Vers quels modèles s’orienter pour que l’identité des médias sur le web subsiste face à des innovations technologiques toujours plus rapides ? Pour Nicolas Becquet, “on se dirige vers une atomisation de l’information encore plus importante, des bribes d’informations récoltées ici et là par les enceintes connectées, les montres et les nouvelles formes d’intelligence artificielle, avec autant d’offres que d’individus. Le journaliste de L’Écho estime ainsi que “les éditeurs devront être capables de mettre à disposition leurs articles tout en gardant une ligne éditoriale forte, pour rester des marques et ne pas devenir de simples fournisseurs de contenus. Les médias auront sans doute intérêt à mettre des moyens en commun pour peser et être présents.Insister sur l’importance des lignes éditoriales semble aujourd’hui une manière d’opposer une résistance à la puissance de Google et des réseaux sociaux, tout en sachant s’adapter à son temps. Il devient ainsi plus facile d’envisager une pratique journalistique sur le web qui ne se déconnecte pas des besoins ni des attentes du lectorat. “L’avenir éditorial des médias repose dans le développement du journalisme d’impact et de solution”, tranche Benoît Raphaël. “Il faut inviter les gens à agir pour mieux comprendre la complexité du monde. Éclairer un citoyen aujourd’hui, c’est lui donner les armes de mieux interpréter l’information qu’il reçoit.” Une façon de ne pas négliger l’humain face aux algorithmes.

Théo Abarrategui et Timothée Croisan-Cécina

 

Changement de stratégie pour Google ?

En septembre 2019, Google annonçait, par l’intermédiaire de son vice-président Richard Gingras, modifier son algorithme afin de mettre en avant des reportages et des enquêtes journalistiques “originaux” dans les résultats de recherche.

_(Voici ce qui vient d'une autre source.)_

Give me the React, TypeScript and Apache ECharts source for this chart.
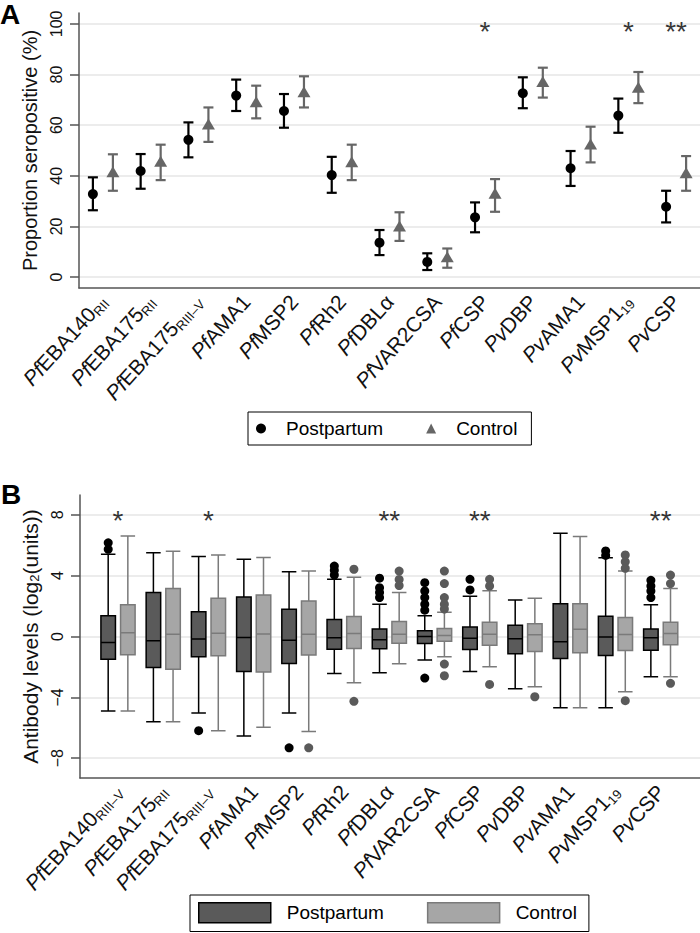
import React, { useEffect, useRef } from "react";
import * as echarts from "echarts";

const FONT = "'Liberation Sans', Arial, Helvetica, sans-serif";

// Category label parts: [species prefix (italic), antigen, subscript]
const labelPartsA = [
  ["Pf", "EBA140", "RII"], ["Pf", "EBA175", "RII"], ["Pf", "EBA175", "RIII–V"], ["Pf", "AMA1", ""],
  ["Pf", "MSP2", ""], ["Pf", "Rh2", ""], ["Pf", "DBLα", ""], ["Pf", "VAR2CSA", ""], ["Pf", "CSP", ""],
  ["Pv", "DBP", ""], ["Pv", "AMA1", ""], ["Pv", "MSP1", "19"], ["Pv", "CSP", ""],
];
const labelPartsB = [
  ["Pf", "EBA140", "RIII–V"], ["Pf", "EBA175", "RII"], ["Pf", "EBA175", "RIII–V"], ["Pf", "AMA1", ""],
  ["Pf", "MSP2", ""], ["Pf", "Rh2", ""], ["Pf", "DBLα", ""], ["Pf", "VAR2CSA", ""], ["Pf", "CSP", ""],
  ["Pv", "DBP", ""], ["Pv", "AMA1", ""], ["Pv", "MSP1", "19"], ["Pv", "CSP", ""],
];
const categoriesA = labelPartsA.map((p) => p.join(""));
const categoriesB = labelPartsB.map((p) => p.join(""));

// Panel A: proportion seropositive (%) with 95% CI
const postEst = [32.8, 41.9, 54.2, 71.7, 65.6, 40.3, 13.6, 6.0, 23.6, 72.6, 43.0, 63.8, 27.8];
const postLo = [26.4, 34.9, 47.3, 65.6, 59.0, 33.3, 8.7, 2.8, 17.7, 66.7, 36.0, 57.0, 21.6];
const postHi = [39.4, 48.6, 61.1, 78.0, 72.3, 47.5, 18.6, 9.4, 29.5, 78.9, 49.8, 70.5, 34.1];
const ctrlEst = [41.6, 45.8, 60.5, 69.3, 73.2, 45.6, 20.2, 8.0, 33.1, 77.2, 52.6, 75.0, 41.2];
const ctrlLo = [34.1, 38.3, 53.4, 62.7, 67.0, 38.3, 14.3, 3.7, 25.8, 70.9, 45.3, 68.7, 34.1];
const ctrlHi = [48.5, 52.3, 67.0, 75.6, 79.3, 52.3, 25.6, 11.3, 38.7, 82.7, 59.4, 81.0, 47.8];
const sigA = ["", "", "", "", "", "", "", "", "*", "", "", "*", "**"];
const ticksA = [0, 20, 40, 60, 80, 100];

// Panel B: antibody levels, [min, Q1, median, Q3, max]
const boxPost = [
  [-4.9, -1.49, -0.39, 1.36, 5.4],
  [-5.6, -2.03, -0.28, 2.89, 5.5],
  [-5.03, -1.33, -0.17, 1.62, 5.25],
  [-6.54, -2.3, -0.07, 2.6, 5.07],
  [-5.03, -1.77, -0.24, 1.79, 4.26],
  [-2.43, -0.83, -0.09, 1.11, 3.76],
  [-2.38, -0.81, -0.22, 0.5, 2.12],
  [-1.55, -0.46, 0.0, 0.37, 1.36],
  [-2.3, -0.85, -0.11, 0.63, 2.64],
  [-3.43, -1.14, -0.15, 0.74, 2.4],
  [-4.68, -1.44, -0.35, 2.16, 6.78],
  [-4.68, -1.25, -0.04, 1.33, 5.18],
  [-2.64, -0.9, -0.09, 0.5, 2.08],
];
const boxCtrl = [
  [-4.9, -1.2, 0.24, 2.08, 6.6],
  [-5.6, -2.16, 0.15, 3.15, 5.6],
  [-6.19, -1.27, 0.22, 2.51, 5.36],
  [-5.97, -2.34, 0.17, 2.73, 5.2],
  [-6.25, -1.22, 0.15, 2.34, 4.3],
  [-3.04, -0.79, 0.2, 1.31, 3.9],
  [-1.79, -0.44, 0.15, 0.98, 2.9],
  [-1.33, -0.31, 0.07, 0.52, 1.6],
  [-1.99, -0.57, 0.15, 0.94, 3.0],
  [-3.3, -0.98, 0.11, 0.83, 2.51],
  [-4.68, -1.07, 0.48, 2.16, 6.58],
  [-3.63, -0.92, 0.13, 1.25, 4.3],
  [-2.64, -0.55, 0.2, 0.94, 3.15],
];
const outPost = [
  [0, 6.16], [0, 5.73], [2, -6.19], [4, -7.32],
  [5, 4.63], [5, 4.35], [5, 4.04],
  [6, 3.83], [6, 3.21], [6, 2.89], [6, 2.56],
  [7, 3.54], [7, 2.99], [7, 2.56], [7, 2.12], [7, 1.73], [7, -2.73],
  [8, 3.76], [8, 3.06],
  [11, 5.62], [11, 5.33],
  [12, 3.69], [12, 3.32], [12, 2.99], [12, 2.56],
];
const outCtrl = [
  [4, -7.32],
  [5, 4.42], [5, -4.26],
  [6, 4.3], [6, 3.75], [6, 3.35],
  [7, 4.3], [7, 3.48], [7, 2.56], [7, 2.12], [7, 1.8], [7, -1.81], [7, -2.58],
  [8, 3.76], [8, 3.32], [8, -3.15],
  [9, -3.96],
  [11, 5.36], [11, 4.92], [11, 4.48], [11, -4.22],
  [12, 4.04], [12, 3.48], [12, -3.08],
];
const sigB = ["*", "", "*", "", "", "", "**", "", "**", "", "", "", "**"];
const ticksB = [-8, -4, 0, 4, 8];

const POST_FILL = "#5a5a5a";
const CTRL_FILL = "#a6a6a6";
const CTRL_LINE = "#7a7a7a";
const TRI = "#666666";
const AXIS = "#555555";
const GRIDC = "#e6e6e6";

const richLabel = {
  i: { fontStyle: "italic", fontSize: 21, lineHeight: 24, color: "#111", fontFamily: FONT },
  n: { fontSize: 21, lineHeight: 24, color: "#111", fontFamily: FONT },
  s: { fontSize: 13, lineHeight: 13, verticalAlign: "bottom", color: "#111", fontFamily: FONT },
};
const makeFormatter = (parts: string[][]) => (_v: string, idx: number) => {
  const p = parts[idx];
  return `{i|${p[0]}}{n|${p[1]}}` + (p[2] ? `{s|${p[2]}}` : "");
};

function makeErr(offset: number, color: string) {
  return (_params: any, api: any) => {
    const i = api.value(0);
    const lo = api.coord([i, api.value(1)]);
    const hi = api.coord([i, api.value(2)]);
    const x = lo[0] + offset;
    const cap = 5;
    const style = { stroke: color, lineWidth: 2.2 };
    return {
      type: "group",
      children: [
        { type: "line", shape: { x1: x, y1: lo[1], x2: x, y2: hi[1] }, style },
        { type: "line", shape: { x1: x - cap, y1: lo[1], x2: x + cap, y2: lo[1] }, style },
        { type: "line", shape: { x1: x - cap, y1: hi[1], x2: x + cap, y2: hi[1] }, style },
      ],
    };
  };
}

const minus = (v: number) => (v < 0 ? "\u2212" + Math.abs(v) : String(v));

export default function App() {
  const ref = useRef<HTMLDivElement>(null);
  useEffect(() => {
    document.body.style.margin = "0";
    const chart = echarts.init(ref.current!, null, { renderer: "svg" });
    const axisLineStyle = { color: AXIS, width: 1.5 };
    const option: any = {
      animation: false,
      textStyle: { fontFamily: FONT },
      graphic: [
        { type: "text", x: 0, y: 0, style: { text: "A", font: `bold 28px ${FONT}`, fill: "#000", verticalAlign: "top" } },
        { type: "text", x: 1, y: 480, style: { text: "B", font: `bold 28px ${FONT}`, fill: "#000", verticalAlign: "top" } },
      ],
      grid: [
        { left: 79, right: 0, top: 13, height: 275 },
        { left: 80, right: 0, top: 495, height: 283 },
        { left: 95.4, right: 16.7, top: 495, height: 283 },
      ],
      xAxis: [
        {
          gridIndex: 0, type: "category", data: categoriesA, boundaryGap: true,
          axisLine: { onZero: false, lineStyle: axisLineStyle },
          axisTick: { alignWithLabel: true, length: 8, lineStyle: axisLineStyle },
          axisLabel: { interval: 0, rotate: 48, margin: 10, formatter: makeFormatter(labelPartsA), rich: richLabel },
          splitLine: { show: false },
        },
        {
          gridIndex: 1, type: "value", min: 0, max: 1,
          axisLine: { show: true, onZero: false, lineStyle: axisLineStyle },
          axisTick: { show: false }, axisLabel: { show: false }, splitLine: { show: false },
        },
        {
          gridIndex: 2, type: "category", data: categoriesB, boundaryGap: true,
          axisLine: { show: false, onZero: false }, axisTick: { show: false },
          axisLabel: { interval: 0, rotate: 48, margin: 10, formatter: makeFormatter(labelPartsB), rich: richLabel },
          splitLine: { show: false },
        },
      ],
      yAxis: [
        {
          gridIndex: 0, type: "value", min: -4.3, max: 104.3,
          axisLine: { show: true, onZero: false, lineStyle: axisLineStyle },
          axisTick: { show: true, length: 9, customValues: ticksA, lineStyle: axisLineStyle },
          axisLabel: { customValues: ticksA, rotate: 90, margin: 15, fontSize: 16, color: "#111" },
          splitLine: { show: true, lineStyle: { color: GRIDC, width: 1.5 } },
          name: "Proportion seropositive (%)", nameLocation: "middle", nameGap: 33, nameRotate: 90,
          nameTextStyle: { fontSize: 20, color: "#111" },
        },
        {
          gridIndex: 1, type: "value", min: -9.3, max: 9.3,
          axisLine: { show: true, onZero: false, lineStyle: axisLineStyle },
          axisTick: { show: true, length: 9, customValues: ticksB, lineStyle: axisLineStyle },
          axisLabel: { customValues: ticksB, rotate: 90, margin: 15, fontSize: 16, color: "#111", formatter: minus },
          splitLine: { show: true, lineStyle: { color: GRIDC, width: 1.5 } },
          name: "Antibody levels (log{sub|2}(units))", nameLocation: "middle", nameGap: 33, nameRotate: 90,
          nameTextStyle: { fontSize: 21, color: "#111", rich: { sub: { fontSize: 13, lineHeight: 13, verticalAlign: "bottom", color: "#111" } } },
        },
        { gridIndex: 2, type: "value", min: -9.3, max: 9.3, show: false },
      ],
      legend: [
        {
          left: 248, top: 412, orient: "horizontal", selectedMode: false,
          data: [
            { name: "Postpartum", icon: "circle", itemStyle: { color: "#000", borderWidth: 0 } },
            { name: "Control", icon: "triangle", itemStyle: { color: TRI, borderWidth: 0 } },
          ],
          itemWidth: 10, itemHeight: 10, itemGap: 43, padding: [7, 14, 7, 8],
          borderColor: "#000", borderWidth: 1,
          textStyle: { fontSize: 19, color: "#000", padding: [0, 0, 0, 15] },
        },
        {
          left: 190, top: 895, orient: "horizontal", selectedMode: false,
          data: [
            { name: "Postpartum", icon: "rect", itemStyle: { color: POST_FILL, borderColor: "#000", borderWidth: 1.5 } },
            { name: "Control", icon: "rect", itemStyle: { color: CTRL_FILL, borderColor: CTRL_LINE, borderWidth: 1.5 } },
          ],
          itemWidth: 72, itemHeight: 20, itemGap: 43, padding: [7, 12, 8, 8],
          borderColor: "#000", borderWidth: 1,
          textStyle: { fontSize: 19, color: "#000", padding: [0, 0, 0, 11] },
        },
      ],
      series: [
        {
          type: "custom", name: "Postpartum CI", xAxisIndex: 0, yAxisIndex: 0, z: 2,
          renderItem: makeErr(-10, "#000"),
          data: postLo.map((lo, i) => [i, lo, postHi[i]]), encode: { x: 0, y: [1, 2] },
        },
        {
          type: "custom", name: "Control CI", xAxisIndex: 0, yAxisIndex: 0, z: 2,
          renderItem: makeErr(10, TRI),
          data: ctrlLo.map((lo, i) => [i, lo, ctrlHi[i]]), encode: { x: 0, y: [1, 2] },
        },
        {
          type: "scatter", name: "Postpartum", xAxisIndex: 0, yAxisIndex: 0, z: 3,
          data: postEst.map((v, i) => [i, v]), symbol: "circle", symbolSize: 10, symbolOffset: [-10, 0],
          itemStyle: { color: "#000", opacity: 1 },
        },
        {
          type: "scatter", name: "Control", xAxisIndex: 0, yAxisIndex: 0, z: 3,
          data: ctrlEst.map((v, i) => [i, v]), symbol: "triangle", symbolSize: [13, 11], symbolOffset: [10, 0],
          itemStyle: { color: TRI, opacity: 1 },
        },
        {
          type: "scatter", name: "sigA", xAxisIndex: 0, yAxisIndex: 0, silent: true,
          data: sigA.map((s, i) => ({ value: [i, 100], star: s })).filter((d) => d.star),
          symbolSize: 1, itemStyle: { color: "rgba(0,0,0,0)" },
          label: { show: true, position: "inside", formatter: (p: any) => p.data.star, fontSize: 28, color: "#000", offset: [0, 8] },
        },
        {
          type: "boxplot", name: "Postpartum", xAxisIndex: 2, yAxisIndex: 2, data: boxPost,
          itemStyle: { color: POST_FILL, borderColor: "#000", borderWidth: 1.5 },
        },
        {
          type: "boxplot", name: "Control", xAxisIndex: 2, yAxisIndex: 2, data: boxCtrl,
          itemStyle: { color: CTRL_FILL, borderColor: CTRL_LINE, borderWidth: 1.5 },
        },
        {
          type: "scatter", name: "Postpartum outliers", xAxisIndex: 2, yAxisIndex: 2, z: 3,
          data: outPost, symbolSize: 9, symbolOffset: [-9.8, 0], itemStyle: { color: "#000", opacity: 1 },
        },
        {
          type: "scatter", name: "Control outliers", xAxisIndex: 2, yAxisIndex: 2, z: 3,
          data: outCtrl, symbolSize: 9, symbolOffset: [9.8, 0], itemStyle: { color: POST_FILL, opacity: 1 },
        },
        {
          type: "scatter", name: "sigB", xAxisIndex: 2, yAxisIndex: 2, silent: true,
          data: sigB.map((s, i) => ({ value: [i, 8], star: s })).filter((d) => d.star),
          symbolSize: 1, itemStyle: { color: "rgba(0,0,0,0)" },
          label: { show: true, position: "inside", formatter: (p: any) => p.data.star, fontSize: 28, color: "#000", offset: [0, 6] },
        },
      ],
    };
    chart.setOption(option);
    return () => chart.dispose();
  }, []);
  return <div ref={ref} style={{ width: 700, height: 933 }} />;
}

Le géant américain entendait favoriser la visibilité d’un « travail d’investigation original et approfondi » sur ses plateformes, répondant aux critiques qui lui reprochaient de trop mettre en valeur les pièges à clic, ces informations accrocheuses et pas toujours sûres, mais qui retiennent l’attention des internautes. Dans la note annonçant le changement, Google restait toutefois prudent : “Il n’y a pas de définition absolue d’un reportage original, pas plus qu’il n’y a de standards absolus pour établir la qualité d’un article. Selon les différentes rédactions et publications, cela peut signifier plusieurs choses.” Autrement dit, démêler un bon contenu d’un moins bon reste, pour un algorithme, une tâche hasardeuse, et il en va de la responsabilité éditoriale des médias de produire ce qui leur paraît être qualitatif et original.